Die aktuelle Gewerbeordnung stammt in Teilen noch aus dem 19. Jahrhundert und sollte auf die heutige Zeit angepasst werden. Die Übersichtlichkeit des Gewerberechts hat im Übrigen stark darunter gelitten, dass immer wieder Ergänzungen in die Gewerbeordnung eingefügt wurden, zugleich aber gewerberechtlich relevante Vorschriften in Sondergesetzen geregelt werden.
Insgesamt spiegelt die Gewerbeordnung den fundamentalen Wandel der wirtschaftlichen, sozialen, ökologischen, technischen, rechtlichen und verwaltungswissenschaftlichen Rahmenbedingungen der letzten Jahre nicht wider und trägt insbesondere neuen Geschäftsformen im Zeitalter des Internets nur unzureichend Rechnung.

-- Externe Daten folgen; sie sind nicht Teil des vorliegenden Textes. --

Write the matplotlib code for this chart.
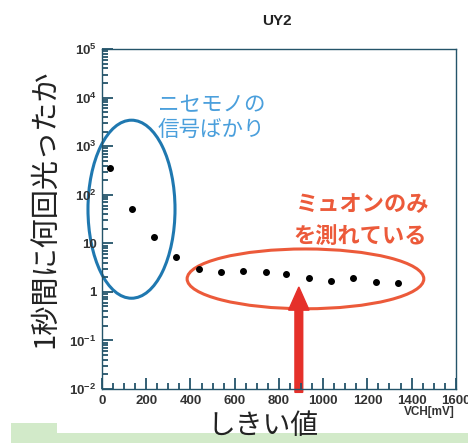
import numpy as np
import matplotlib
matplotlib.use('Agg')
import matplotlib.pyplot as plt
from matplotlib.patches import Ellipse, FancyArrow, Polygon
from matplotlib.ticker import LogLocator, MultipleLocator, FuncFormatter, NullFormatter

axis_col = '#24546a'

plt.rcParams['font.family'] = ['Liberation Sans', 'DejaVu Sans']
plt.rcParams['font.weight'] = 'bold'
plt.rcParams['mathtext.fontset'] = 'custom'
plt.rcParams['mathtext.rm'] = 'Liberation Sans:bold'
plt.rcParams['mathtext.bf'] = 'Liberation Sans:bold'
# ROOT-style frame and inward ticks
plt.rcParams.update({
    'axes.edgecolor': axis_col,
    'axes.linewidth': 1.0,
    'xtick.direction': 'in',
    'ytick.direction': 'in',
    'xtick.top': False,
    'ytick.right': False,
    'xtick.major.size': 8,
    'ytick.major.size': 8,
    'xtick.minor.size': 4,
    'ytick.minor.size': 4,
    'xtick.major.width': 1.3,
    'ytick.major.width': 1.3,
    'xtick.minor.width': 1.3,
    'ytick.minor.width': 1.3,
    'xtick.color': axis_col,
    'ytick.color': axis_col,
    'xtick.labelcolor': '#333333',
    'ytick.labelcolor': '#333333',
    'xtick.labelsize': 9.5,
    'ytick.labelsize': 9.5,
    'xtick.major.pad': 4,
    'ytick.major.pad': 4,
})

JP = ['Noto Sans CJK JP', 'DejaVu Sans']

# threshold scan: rate vs discriminator threshold
vch = [35, 135, 235, 335, 437, 537, 638, 740, 834, 938, 1037, 1136, 1238, 1338]
rate = [357, 50.6, 13.2, 5.3, 2.94, 2.59, 2.68, 2.52, 2.29, 1.95, 1.69, 1.90, 1.61, 1.54]
threshold = 890

title = 'UY2'
xlabel = 'しきい値'
ylabel = '1秒間に何回光ったか'
unit_label = 'VCH[mV]'
fake_text = ['ニセモノの', '信号ばかり']
muon_text = ['ミュオンのみ', 'を測れている']

blue = '#1f78b0'
blue_txt = '#4a9fdc'
orange = '#ec5a3a'
arrow_red = '#e5302a'

fig = plt.figure(figsize=(4.68, 4.43), dpi=100)

# green strip along the bottom
fig.add_artist(Polygon([(0.0235, 0.0), (0.0235, 0.045), (0.121, 0.045), (0.121, 0.0226),
                        (1.0, 0.0226), (1.0, 0.0)], closed=True,
                       transform=fig.transFigure, facecolor='#d2eac9', edgecolor='none',
                       zorder=-1))

ax = fig.add_axes([0.218, 0.122, 0.756, 0.767])
ax.plot(vch, rate, 'o', color='black', markersize=4, linestyle='none')

ax.set_yscale('log')
ax.set_xlim(0, 1600)
ax.set_ylim(1e-2, 1e5)


def log_label(v, pos):
    e = int(round(np.log10(v)))
    if e == 0:
        return '1'
    if e == 1:
        return '10'
    return r'$10^{%d}$' % e


ax.xaxis.set_major_locator(MultipleLocator(200))
ax.xaxis.set_minor_locator(MultipleLocator(50))
ax.yaxis.set_major_locator(LogLocator(base=10, numticks=10))
ax.yaxis.set_minor_locator(LogLocator(base=10, subs=np.arange(2, 10), numticks=20))
ax.yaxis.set_major_formatter(FuncFormatter(log_label))
ax.yaxis.set_minor_formatter(NullFormatter())

fig.text(0.592, 0.952, title, ha='center', va='center', fontsize=11, color='#222222')
fig.text(0.972, 0.07, unit_label, ha='right', va='center', fontsize=8.5, color='#333333')
fig.text(0.562, 0.038, xlabel, ha='center', va='center', fontsize=20, family=JP,
         fontweight='normal', color='#222222')
fig.text(0.096, 0.528, ylabel, ha='center', va='center', rotation=90, fontsize=21, family=JP,
         fontweight='normal', color='#222222')

# highlight regions
ax.add_patch(Ellipse((0.0833, 0.529), 0.246, 0.524, transform=ax.transAxes,
                     fill=False, edgecolor=blue, linewidth=2.2, clip_on=False))
ax.add_patch(Ellipse((0.575, 0.324), 0.669, 0.176, transform=ax.transAxes,
                     fill=False, edgecolor=orange, linewidth=2.2, clip_on=False))

ax.text(0.158, 0.835, fake_text[0], transform=ax.transAxes, ha='left', va='center',
        fontsize=15.5, family=JP, fontweight='normal', color=blue_txt)
ax.text(0.158, 0.762, fake_text[1], transform=ax.transAxes, ha='left', va='center',
        fontsize=15.5, family=JP, fontweight='normal', color=blue_txt)
ax.text(0.548, 0.544, muon_text[0], transform=ax.transAxes, ha='left', va='center',
        fontsize=16, family=JP, color=orange)
ax.text(0.542, 0.45, muon_text[1], transform=ax.transAxes, ha='left', va='center',
        fontsize=16, family=JP, color=orange)

# arrow pointing at the chosen threshold
xa = threshold / 1600
ax.add_patch(FancyArrow(xa, -0.01, 0, 0.31, width=0.022, head_width=0.058, head_length=0.068,
                        length_includes_head=True, transform=ax.transAxes,
                        color=arrow_red, clip_on=False))

fig.savefig('out.png', dpi=100)
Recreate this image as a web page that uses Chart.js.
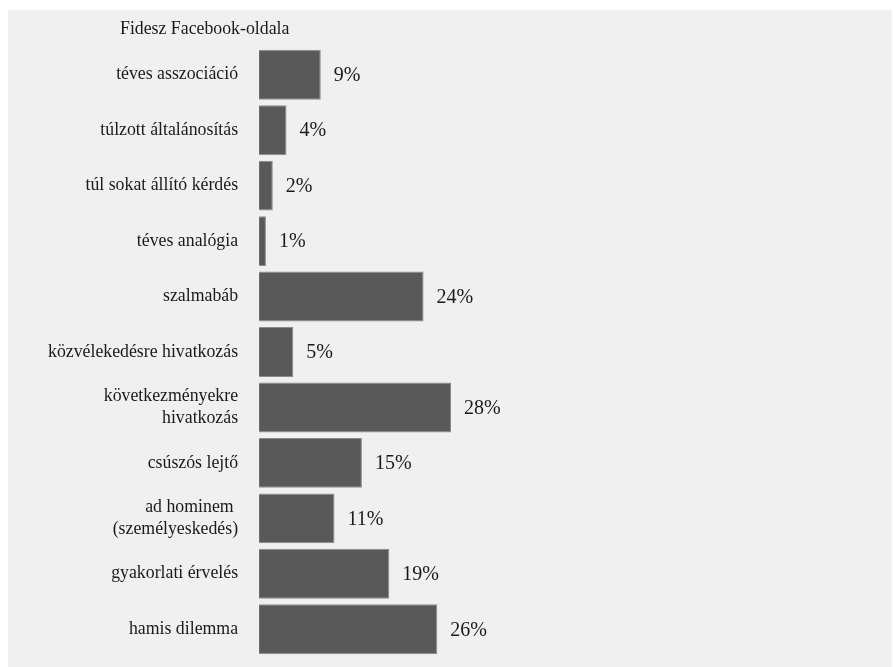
<!DOCTYPE html>
<html>
<head>
<meta charset="utf-8">
<script src="https://cdn.jsdelivr.net/npm/chart.js@4"></script>
<style>
  body { margin: 0; background: #fff; }
  #wrap { position: absolute; left: 8px; top: 10px; width: 884px; height: 657px; background: #f0f0f0; }
  canvas { display: block; }
</style>
</head>
<body>
<div id="wrap"><canvas id="chart" width="884" height="657"></canvas></div>
<script>
const titleText = 'Fidesz Facebook-oldala';
const categories = [
    'téves asszociáció',
    'túlzott általánosítás',
    'túl sokat állító kérdés',
    'téves analógia',
    'szalmabáb',
    'közvélekedésre hivatkozás',
    ['következményekre', 'hivatkozás'],
    'csúszós lejtő',
    ['ad hominem ', '(személyeskedés)'],
    'gyakorlati érvelés',
    'hamis dilemma'
];
const shares = [9, 4, 2, 1, 24, 5, 28, 15, 11, 19, 26];

const serif = "'Liberation Serif', 'Times New Roman', serif";
const fontSize = 17.8;

// value labels right of each bar + the title
const labelPlugin = {
    id: 'labels',
    afterDatasetsDraw(chart) {
        const ctx = chart.ctx;
        ctx.save();
        ctx.fillStyle = '#1a1a1a';
        ctx.textBaseline = 'middle';
        ctx.textAlign = 'left';
        ctx.font = '20px ' + serif;
        chart.getDatasetMeta(0).data.forEach((bar, i) => {
            ctx.fillText(shares[i] + '%', bar.x + 13, bar.y + 1);
        });
        ctx.font = fontSize + 'px ' + serif;
        ctx.fillText(titleText, 112, 19);
        ctx.restore();
    }
};

new Chart(document.getElementById('chart'), {
    type: 'bar',
    data: {
        labels: categories,
        datasets: [{
            data: shares,
            backgroundColor: '#595959',
            borderColor: '#8a8a8a',
            borderWidth: 1,
            categoryPercentage: 1,
            barPercentage: 0.9
        }]
    },
    options: {
        indexAxis: 'y',
        responsive: false,
        animation: false,
        layout: { padding: { left: 19, right: 16, top: 37, bottom: 10 } },
        plugins: { legend: { display: false }, tooltip: { enabled: false } },
        scales: {
            x: { display: false, min: 0, max: 90 },
            y: {
                grid: { display: false, drawTicks: false },
                border: { display: false },
                ticks: { color: '#1a1a1a', font: { family: serif, size: fontSize }, padding: 21 },
                // tick padding otherwise eats vertical room
                afterFit(scale) { scale.paddingTop = 0; scale.paddingBottom = 0; }
            }
        }
    },
    plugins: [labelPlugin]
});
</script>
</body>
</html>
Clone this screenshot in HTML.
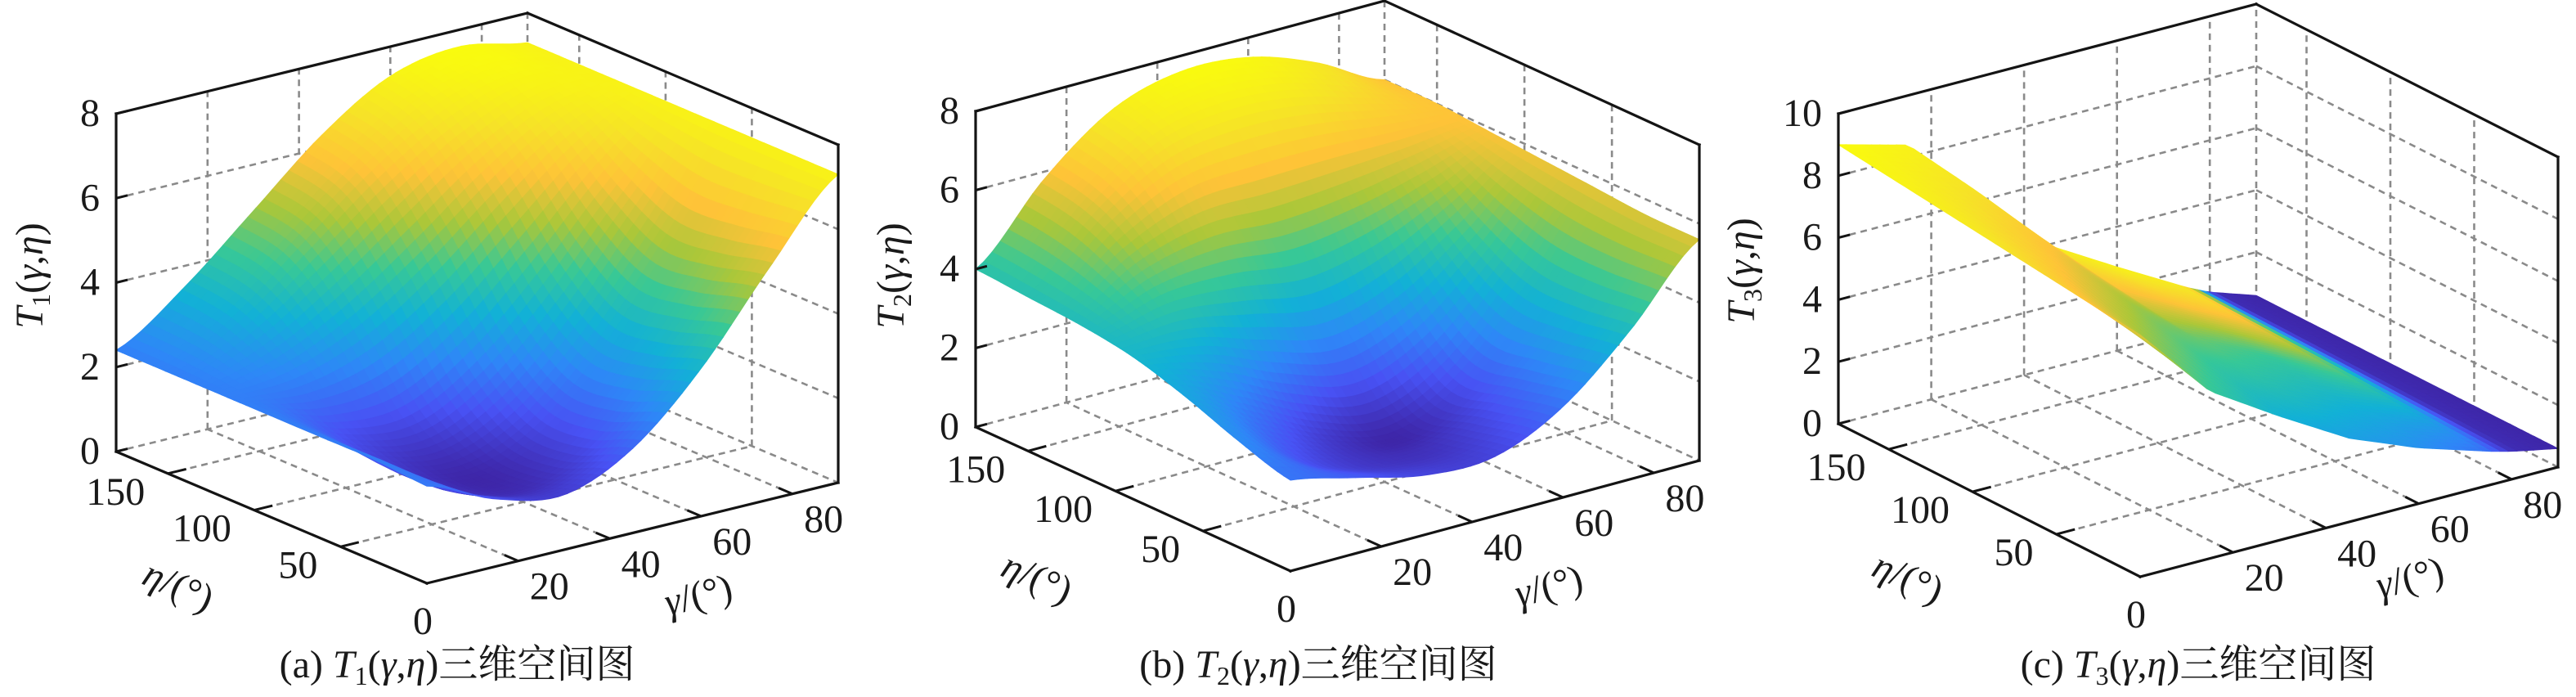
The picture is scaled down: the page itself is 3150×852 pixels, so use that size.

Das Gewerberecht entspricht insgesamt nicht überall der Intention der EU-Dienstleistungsrichtlinie, die Dienstleistungsfreiheit nur durch unbedingt erforderliche gesetzliche Vorschriften und Formalitäten einzuschränken. Das Ziel weitgehend elektronischer Verwaltungsverfahren ist noch nicht erreicht.